■ Given exercise
Omit all pictures. Copy the rest of the material exactly.

◆ ◆ ◆ ◆ ◆ ◆ ◆

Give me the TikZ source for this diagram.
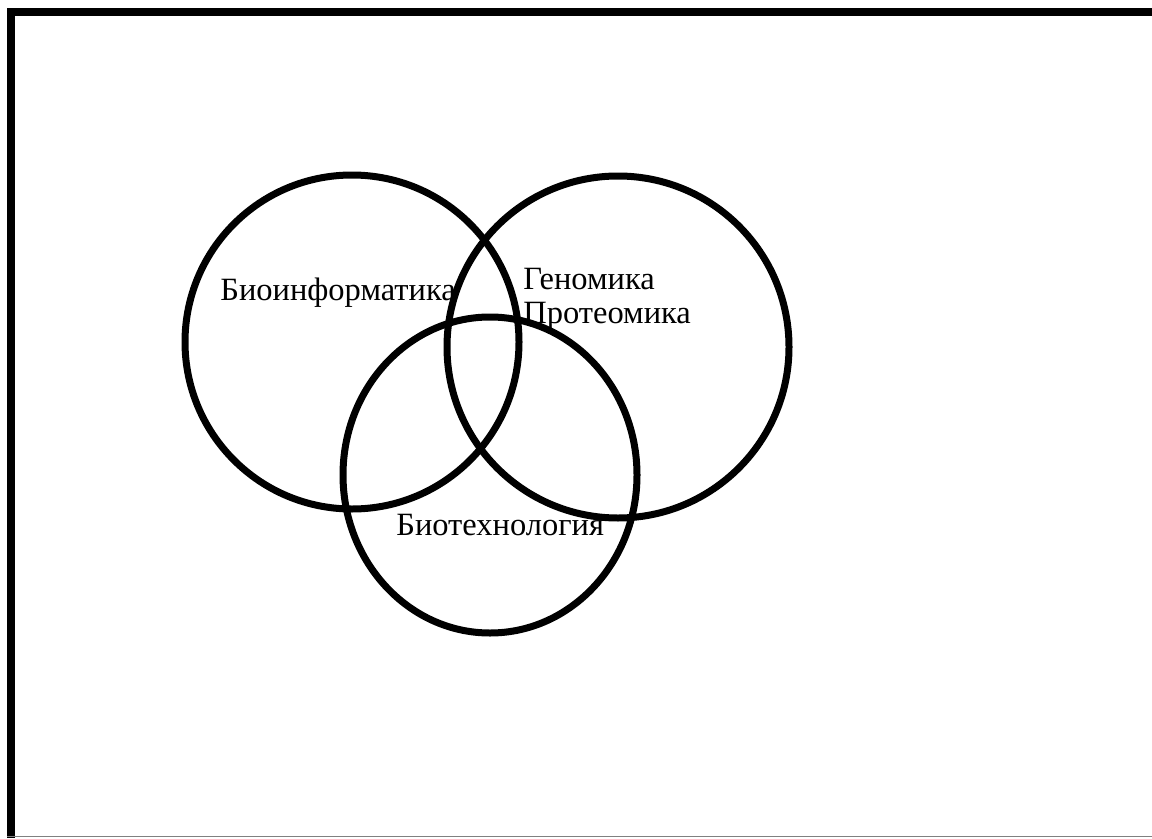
\documentclass[tikz,border=0pt]{standalone}
\usepackage{fontspec}
\setmainfont{Liberation Serif}
\begin{document}
\begin{tikzpicture}[x=0.02cm, y=-0.02cm, every node/.style={inner sep=0pt, anchor=base west, font=\fontsize{18.5}{22}\selectfont}, ring/.style={line width=0.14cm}]
	% 1. рамка
	\useasboundingbox (0,0) rectangle (1152,838);
	\fill[white] (0,0) rectangle (1152,838);
	\fill[black] (7,8) rectangle (15,838);
	\fill[black] (7,8) rectangle (1152,16);
	\draw[gray, line width=0.03cm] (7,836.5) -- (1152,836.5);
	
	% 2. круги
	\draw[ring] (352,342) circle[radius=167];
	\draw[ring] (618,347) circle[radius=171];
	\draw[ring] (490,475) ellipse[x radius=147, y radius=158];
	
	% 3. подписи
	\node (bioinf) at (220,300) {Биоинформатика};
	\node (genom) at (523,289) {Геномика};
	\node (proteom) at (523,323) {Протеомика};
	\node (biotech) at (396,535) {Биотехнология};
\end{tikzpicture}
\end{document}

◆ ◆ ◆ ◆ ◆ ◆ ◆

■ Exercise response
Give me the TikZ source for this diagram.
\documentclass[tikz,border=0pt]{standalone}
\usepackage{fontspec}
\setmainfont{Liberation Serif}
\begin{document}
\begin{tikzpicture}[x=0.02cm, y=-0.02cm, every node/.style={inner sep=0pt, anchor=base west, font=\fontsize{18.5}{22}\selectfont}, ring/.style={line width=0.14cm}]
	% 1. рамка
	\useasboundingbox (0,0) rectangle (1152,838);
	\fill[white] (0,0) rectangle (1152,838);
	\fill[black] (7,8) rectangle (15,838);
	\fill[black] (7,8) rectangle (1152,16);
	\draw[gray, line width=0.03cm] (7,836.5) -- (1152,836.5);
	
	% 2. круги
	\draw[ring] (352,342) circle[radius=167];
	\draw[ring] (618,347) circle[radius=171];
	\draw[ring] (490,475) ellipse[x radius=147, y radius=158];
	
	% 3. подписи
	\node (bioinf) at (220,300) {Биоинформатика};
	\node (genom) at (523,289) {Геномика};
	\node (proteom) at (523,323) {Протеомика};
	\node (biotech) at (396,535) {Биотехнология};
\end{tikzpicture}
\end{document}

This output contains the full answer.